News

Kitchen Angels’ Tony McCarty Announces Retirement

Longtime executive director will leave at the end of the year

News (Courtesy Kitchen Angels)

After 31 years serving with local nonprofit Kitchen Angels, Executive Director Tony McCarty today announced his upcoming retirement slated for the final day of 2024.

“The organization is in a strong and stable place with programming and financially and its current direction,” McCarty, 70, tells SFR. “I’m not getting any younger, so it seems like a great time. The board is strong and supportive of the change, so everything seems to be aligned.”

Kitchen Angels’ mission has been a simple but vital one—to feed homebound and/or chronically ill Santa Feans who would otherwise struggle to obtain nutritious meals. The nonprofit was founded in 1992 and originally operated out of the Westminster Presbyterian Church with a mere 30 volunteers and 35 clients. Within the first six months, Kitchen Angels reportedly racked up 80 clients and served 2,000 meals; by 1996, according to the nonprofit’s website, it served its 50,0000th meal; in 2023, it celebrated 2 million meals served; and today, McCarty says, it boasts 350 volunteers and serves thousands of meals per month.

McCarty joined the org in its 1992 inaugural year as a volunteer and became its executive director by 1993.

“Y’know, I didn’t,” he says with a laugh when asked if he’d had previous nonprofit experience. “I had business experience, but it all happened very quickly from the time I started volunteering. I was the only paid employee, too, for the first seven years of the organization’s history.”

Under McCarty, paid positions rose. Today, Kitchen Angles counts seven full-time workers and two part-timers. McCarty was also instrumental in scaling and organizational growth and instrumental in the capital campaign that funded the nonprofit’s forever home at the former Coll Green Angel Depot in 2001. At the time, the complex also housed The Food Depot and nonprofit pantry Feeding Santa Fe, the latter of which unfortunately dissolved during the pandemic. The Food Depot, however, outgrew its old space years ago and continues to feed Santa Feans from its Siler Road HQ; Kitchen Angels now takes up the entirety of its space.

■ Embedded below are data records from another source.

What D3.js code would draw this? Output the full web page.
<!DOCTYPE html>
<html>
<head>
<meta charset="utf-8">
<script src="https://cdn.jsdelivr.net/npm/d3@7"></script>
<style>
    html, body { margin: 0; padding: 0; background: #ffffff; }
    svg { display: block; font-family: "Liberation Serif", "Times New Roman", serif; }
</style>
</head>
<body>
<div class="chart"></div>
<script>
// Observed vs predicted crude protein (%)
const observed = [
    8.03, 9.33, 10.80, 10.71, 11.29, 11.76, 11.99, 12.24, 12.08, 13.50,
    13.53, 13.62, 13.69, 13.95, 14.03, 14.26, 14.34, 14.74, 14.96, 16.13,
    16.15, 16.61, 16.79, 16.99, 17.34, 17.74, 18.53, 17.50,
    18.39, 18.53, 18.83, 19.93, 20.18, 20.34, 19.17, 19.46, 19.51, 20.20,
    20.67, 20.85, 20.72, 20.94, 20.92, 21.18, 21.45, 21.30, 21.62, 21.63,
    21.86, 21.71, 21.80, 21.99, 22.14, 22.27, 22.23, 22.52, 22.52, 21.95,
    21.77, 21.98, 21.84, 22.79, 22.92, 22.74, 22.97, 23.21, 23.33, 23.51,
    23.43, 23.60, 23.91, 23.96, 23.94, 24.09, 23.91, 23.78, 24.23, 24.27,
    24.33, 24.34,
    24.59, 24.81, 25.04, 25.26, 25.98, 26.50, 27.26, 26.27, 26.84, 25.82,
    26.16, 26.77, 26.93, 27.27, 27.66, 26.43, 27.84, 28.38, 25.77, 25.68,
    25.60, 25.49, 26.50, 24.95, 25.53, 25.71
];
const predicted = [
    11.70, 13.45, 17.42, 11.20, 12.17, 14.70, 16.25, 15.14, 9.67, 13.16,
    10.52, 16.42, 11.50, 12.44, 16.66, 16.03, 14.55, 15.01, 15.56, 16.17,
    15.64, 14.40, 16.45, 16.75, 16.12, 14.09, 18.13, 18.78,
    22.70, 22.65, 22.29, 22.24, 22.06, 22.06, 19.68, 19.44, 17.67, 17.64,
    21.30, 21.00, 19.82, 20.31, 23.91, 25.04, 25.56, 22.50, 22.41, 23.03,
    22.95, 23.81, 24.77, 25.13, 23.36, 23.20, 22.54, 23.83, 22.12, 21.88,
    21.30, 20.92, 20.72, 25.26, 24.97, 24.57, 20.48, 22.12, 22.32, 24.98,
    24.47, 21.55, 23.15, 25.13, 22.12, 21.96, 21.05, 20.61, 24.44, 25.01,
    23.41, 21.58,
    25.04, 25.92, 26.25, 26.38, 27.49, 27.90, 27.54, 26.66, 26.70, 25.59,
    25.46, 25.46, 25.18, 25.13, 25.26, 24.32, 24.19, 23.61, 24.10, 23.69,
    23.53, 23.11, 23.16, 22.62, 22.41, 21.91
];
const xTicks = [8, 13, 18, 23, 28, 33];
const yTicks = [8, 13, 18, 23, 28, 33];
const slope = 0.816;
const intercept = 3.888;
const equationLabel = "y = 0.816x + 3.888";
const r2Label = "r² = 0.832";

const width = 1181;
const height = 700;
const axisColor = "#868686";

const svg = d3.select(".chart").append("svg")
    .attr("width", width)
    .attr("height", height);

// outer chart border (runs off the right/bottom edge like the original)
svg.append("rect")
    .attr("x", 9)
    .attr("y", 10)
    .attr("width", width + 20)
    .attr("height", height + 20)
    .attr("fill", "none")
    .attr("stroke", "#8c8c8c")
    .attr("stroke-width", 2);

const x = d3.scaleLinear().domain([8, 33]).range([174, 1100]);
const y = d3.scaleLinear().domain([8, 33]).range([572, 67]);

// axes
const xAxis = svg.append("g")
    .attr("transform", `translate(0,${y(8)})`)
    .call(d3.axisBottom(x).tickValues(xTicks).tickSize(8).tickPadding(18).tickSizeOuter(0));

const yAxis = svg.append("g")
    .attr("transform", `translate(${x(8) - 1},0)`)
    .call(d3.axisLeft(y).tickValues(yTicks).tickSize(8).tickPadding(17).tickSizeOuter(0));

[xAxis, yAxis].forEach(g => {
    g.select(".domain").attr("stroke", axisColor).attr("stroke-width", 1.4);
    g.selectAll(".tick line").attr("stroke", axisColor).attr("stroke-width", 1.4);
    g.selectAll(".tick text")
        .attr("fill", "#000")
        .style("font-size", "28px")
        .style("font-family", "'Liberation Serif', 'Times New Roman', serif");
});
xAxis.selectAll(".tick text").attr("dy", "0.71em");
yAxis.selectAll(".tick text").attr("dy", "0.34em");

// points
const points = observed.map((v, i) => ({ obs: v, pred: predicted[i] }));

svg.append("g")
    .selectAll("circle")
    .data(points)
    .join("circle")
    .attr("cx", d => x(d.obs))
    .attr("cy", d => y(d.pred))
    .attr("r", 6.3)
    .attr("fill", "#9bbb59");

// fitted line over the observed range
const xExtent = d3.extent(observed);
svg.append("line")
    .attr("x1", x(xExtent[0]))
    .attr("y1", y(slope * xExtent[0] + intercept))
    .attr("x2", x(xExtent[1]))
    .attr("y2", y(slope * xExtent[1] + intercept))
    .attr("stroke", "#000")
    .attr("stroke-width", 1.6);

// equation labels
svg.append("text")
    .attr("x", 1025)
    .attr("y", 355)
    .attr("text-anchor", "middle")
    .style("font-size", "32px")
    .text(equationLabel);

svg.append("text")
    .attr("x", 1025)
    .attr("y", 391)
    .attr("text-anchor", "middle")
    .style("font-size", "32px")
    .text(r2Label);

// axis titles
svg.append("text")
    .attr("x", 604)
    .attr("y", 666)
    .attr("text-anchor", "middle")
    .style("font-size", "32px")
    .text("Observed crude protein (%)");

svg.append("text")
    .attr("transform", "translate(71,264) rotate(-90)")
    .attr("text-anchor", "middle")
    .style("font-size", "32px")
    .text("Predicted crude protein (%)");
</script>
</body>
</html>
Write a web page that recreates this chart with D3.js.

McCarty also helped launch numerous food-forward initiatives in Santa Fe, including the Santa Fe Food Policy Council dedicated to food accessibility and the Kitchenality kitchenware resale store, which helps fund Kitchen Angels. There is perhaps no more popular program, however, than the annual Angels Dine Out event each spring, which finds dozens of local restaurants donating a portion of a day’s sales to Kitchen Angels. That program hit its 25th anniversary in 2024.

In other words, McCarty will leave behind some pretty big shoes when he departs in December. Still, he says, he’s looking forward to spending some time painting in his garden and catching up with friends and family. He also hopes to get back into volunteering down the road a bit, after some rest, of course, and he’ll consult with Kitchen Angels to help hire its next executive director.

“It’s been an absolute honor to keep Kitchen Angels poised to handle Santa Fe’s needs, and we’ve set up the organization for success, so I’m hopeful the new person will come in and respond to the needs of the community,” McCarty says. “We have a tsunami of an aging population in Santa Fe who will need food, and while not all of that population will rely on Kitchen Angles, a portion will—there will come a time for tremendous growth for the organization, and [the new executive director] will have to think in a strategic way to be prepared for the aging population.”

Kitchen Angels Vice President of Philanthropy Dwayne Trujillo tells SFR the search for McCarty’s successor will begin at home with local candidates. Failing that, Trujillo adds, the nonprofit would begin a national search. In the here and now, however, Trujillo says McCarty’s pending departure feels like the end of an era.

“I’ve been here about six years, and he’s been an amazing mentor who has taught me so much,” Trujillo says. “Best boss I’ve ever had.”